Negative integer -2 Indicates that the total number of optional clauses, minus this number should be mandatory.
Percentage 75% Indicates that this percent of the total number of optional clauses are necessary. The number computed from the percentage is rounded down and used as the minimum.
Negative percentage -25% Indicates that this percent of the total number of optional clauses can be missing. The number computed from the percentage is rounded down, before being subtracted from the total to determine the minimum.
Combination 3<90% A positive integer, followed by the less-than symbol, followed by any of the previously mentioned specifiers is a conditional specification. It indicates that if the number of optional clauses is equal to (or less than) the integer, they are all required, but if it’s greater than the integer, the specification applies. In this example: if there are 1 to 3 clauses they are all required, but for 4 or more clauses only 90% are required.
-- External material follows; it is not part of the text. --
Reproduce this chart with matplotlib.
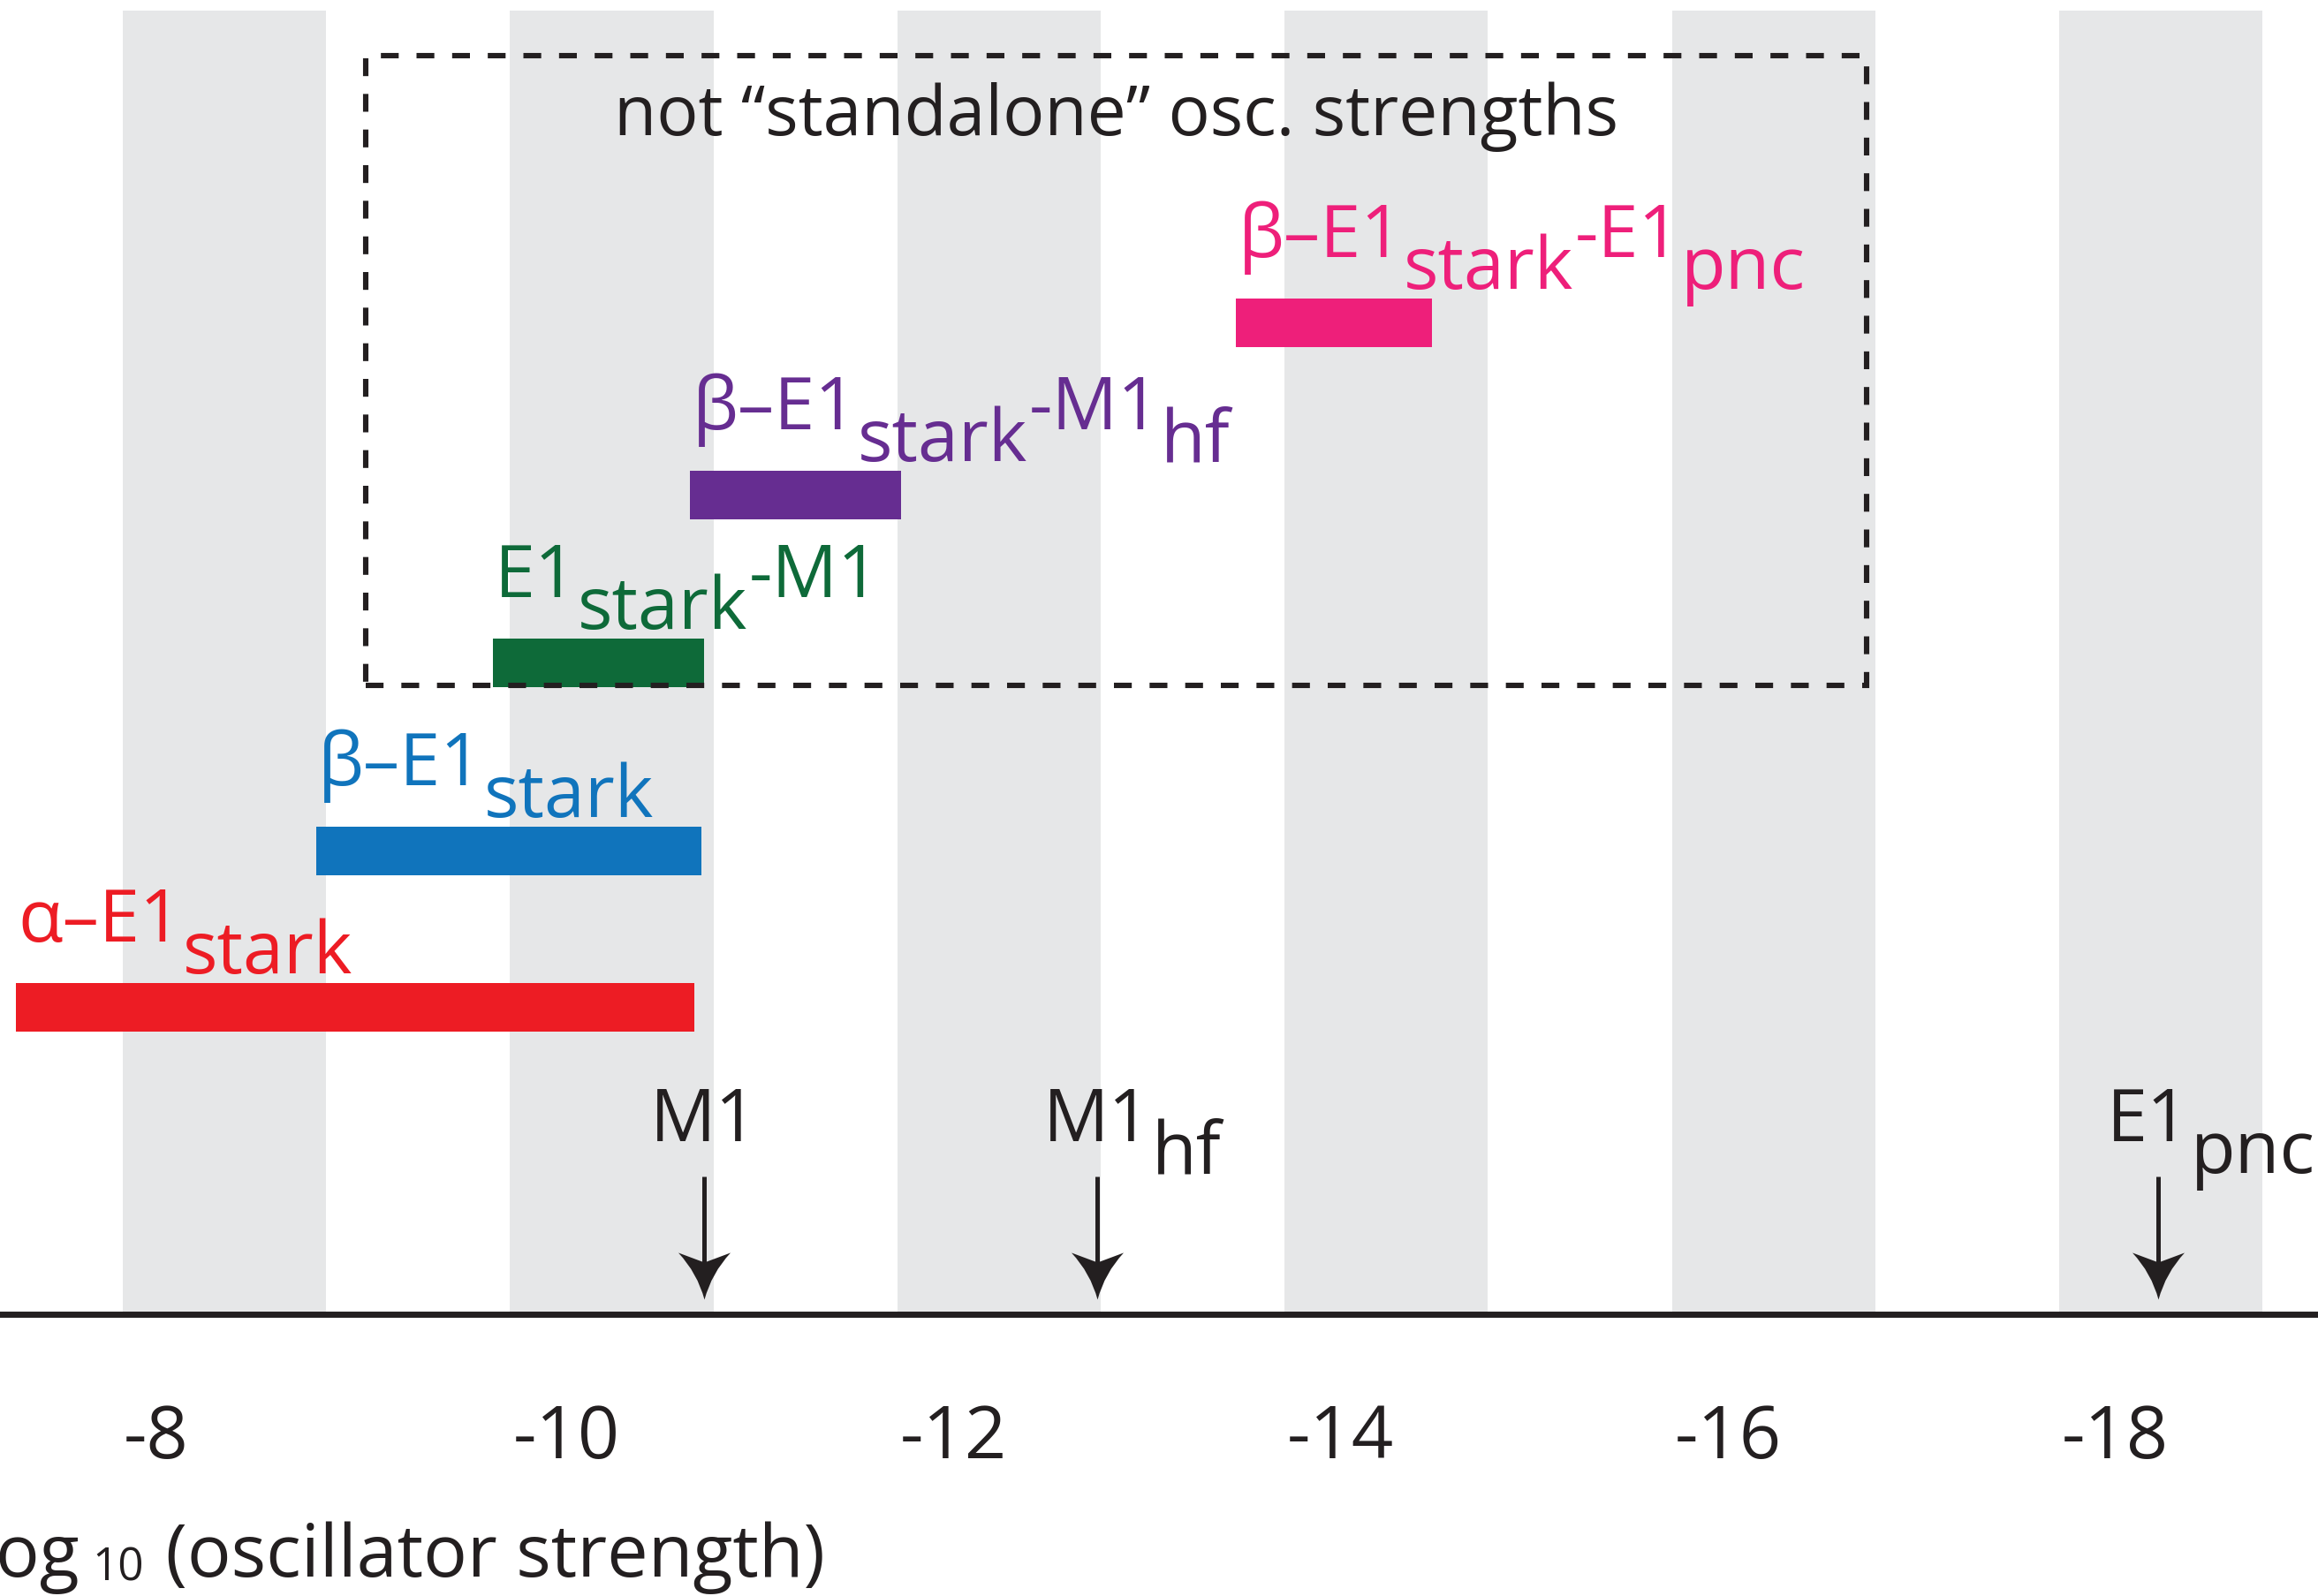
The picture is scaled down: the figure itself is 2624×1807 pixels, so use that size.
import numpy as np
import matplotlib
matplotlib.use("Agg")
import matplotlib.pyplot as plt
import matplotlib.transforms as mtransforms
from matplotlib.patches import Rectangle
from matplotlib.path import Path

plt.rcParams['font.family'] = ['Open Sans', 'DejaVu Sans']

# ── data: log10(oscillator strength) ranges for each method ───────────
bar_labels = [
    [("α–E1", 0), ("stark", 1)],
    [("β–E1", 0), ("stark", 1)],
    [("E1", 0), ("stark", 1), ("-M1", 0)],
    [("β–E1", 0), ("stark", 1), ("-M1", 0), ("hf", 1)],
    [("β–E1", 0), ("stark", 1), ("-E1", 0), ("pnc", 1)],
]
bar_lo = [-7.16, -8.71, -9.62, -10.64, -13.46]
bar_hi = [-10.66, -10.70, -10.71, -11.73, -14.47]
bar_level = [3.47, 5.24, 7.37, 9.27, 11.22]
bar_colors = ['#ED1C24', '#1074BC', '#0E6A39', '#662D91', '#EE1F7A']

# transitions marked on the axis
ref_labels = [[("M1", 0)], [("M1", 0), ("hf", 1)], [("E1", 0), ("pnc", 1)]]
ref_x = [-10.71, -12.74, -18.22]
ref_label_shift = [0.0, 0.0, 0.05]

tick_vals = [-8, -10, -12, -14, -16, -18]
tick_text = ["-8", "-10", "-12", "-14", "-16", "-18"]

INK = '#231F20'
BAND = '#E6E7E8'
FS = 29.8
SUB = 36  # subscript drop in pixels


def draw_parts(ax, x, y, parts, color, size, transform=None, center_first=False, gap=1):
    """Place text pieces side by side, dropping subscripts below the baseline."""
    renderer = ax.figure.canvas.get_renderer()
    base = transform if transform is not None else ax.transData
    dx = 0.0
    for i, (s, sub) in enumerate(parts):
        t = ax.text(x, y, s, color=color, fontsize=size, ha='left', va='baseline',
                    transform=mtransforms.offset_copy(base, x=dx, y=-SUB * sub, units='dots'))
        w = t.get_window_extent(renderer).width
        if i == 0 and center_first:
            dx = -w / 2
            t.set_transform(mtransforms.offset_copy(base, x=dx, y=0, units='dots'))
        dx += w + gap


fig = plt.figure(figsize=(13.12, 9.04), dpi=200)
ax = fig.add_axes([0, 0.17671, 1, 0.82329])
ax.set_xlim(-7.076, -19.047)   # axis runs toward weaker strengths
ax.set_ylim(0, 14.885)

# grey guide bands
for k in range(6):
    ax.axvspan(-7.71 - 2 * k, -8.76 - 2 * k, ymin=0, ymax=14.755 / 14.885,
               color=BAND, lw=0, zorder=0)

# method ranges
bar_h = 0.55
for parts, lo, hi, lev, c in zip(bar_labels, bar_lo, bar_hi, bar_level, bar_colors):
    ax.barh(lev, hi - lo, left=lo, height=bar_h, color=c, lw=0, zorder=2)
    draw_parts(ax, lo - 0.01, lev + bar_h / 2 + 0.48, parts, c, FS)

# dashed box around the non-standalone methods
box = Rectangle((-8.964, 7.118), -16.714 + 8.964, 14.245 - 7.118, fill=False,
                ec=INK, lw=2.2, ls=(0, (3.3, 3.3)), zorder=3)
ax.add_patch(box)
ax.text((-8.964 - 16.714) / 2, 13.355, "not “standalone” osc. strengths",
        ha='center', va='baseline', fontsize=FS * 0.95, color=INK)

# arrows pointing at the transitions
head = Path([(0, 0), (-8, 30), (-29.5, 53), (0, 42), (29.5, 53), (8, 30), (0, 0)],
            [Path.MOVETO, Path.CURVE3, Path.CURVE3, Path.LINETO, Path.LINETO,
             Path.CURVE3, Path.CURVE3])
for parts, x, sh in zip(ref_labels, ref_x, ref_label_shift):
    ax.vlines(x, 0.5, 1.56, color=INK, lw=1.8, zorder=3)
    ax.plot(x, 0.165, marker=head, ms=38.2, color=INK, mew=0, zorder=3)
    draw_parts(ax, x + sh, 1.965, parts, INK, FS, center_first=True)

# axis
for side in ['top', 'left', 'right']:
    ax.spines[side].set_visible(False)
ax.spines['bottom'].set_linewidth(2.5)
ax.spines['bottom'].set_color(INK)
ax.set_yticks([])
ax.set_xticks(tick_vals)
ax.set_xticklabels(tick_text)
ax.tick_params(axis='x', length=0, pad=36, labelsize=FS, labelcolor=INK)
ax.patch.set_visible(False)
# the first label sits a little left of its tick
lab0 = ax.get_xticklabels()[0]
lab0.set_transform(lab0.get_transform()
                   + mtransforms.ScaledTranslation(-26 / 200, 0, fig.dpi_scale_trans))

# axis title, with "10" set small as a subscript
renderer = fig.canvas.get_renderer()
xs = -0.0095
t = ax.text(xs, -0.1992, "log", transform=ax.transAxes, fontsize=FS, color=INK,
            ha='left', va='baseline')
w1 = t.get_window_extent(renderer).width
t2 = ax.text(xs, -0.1992, "10", fontsize=FS * 0.62, color=INK, ha='left', va='baseline',
             transform=mtransforms.offset_copy(ax.transAxes, x=w1 + 14, y=-4, units='dots'))
w2 = t2.get_window_extent(renderer).width
ax.text(xs, -0.1992, " (oscillator strength)", fontsize=FS, color=INK, ha='left',
        va='baseline',
        transform=mtransforms.offset_copy(ax.transAxes, x=w1 + w2 + 17, y=0, units='dots'))

fig.savefig("out.png", dpi=200)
Multiple combinations 2<-25% 9<-3 Multiple conditional specifications can be separated by spaces, each one only being valid for numbers greater than the one before it. In this example: if there are 1 or 2 clauses both are required, if there are 3-9 clauses all but 25% are required, and if there are more than 9 clauses, all but three are required.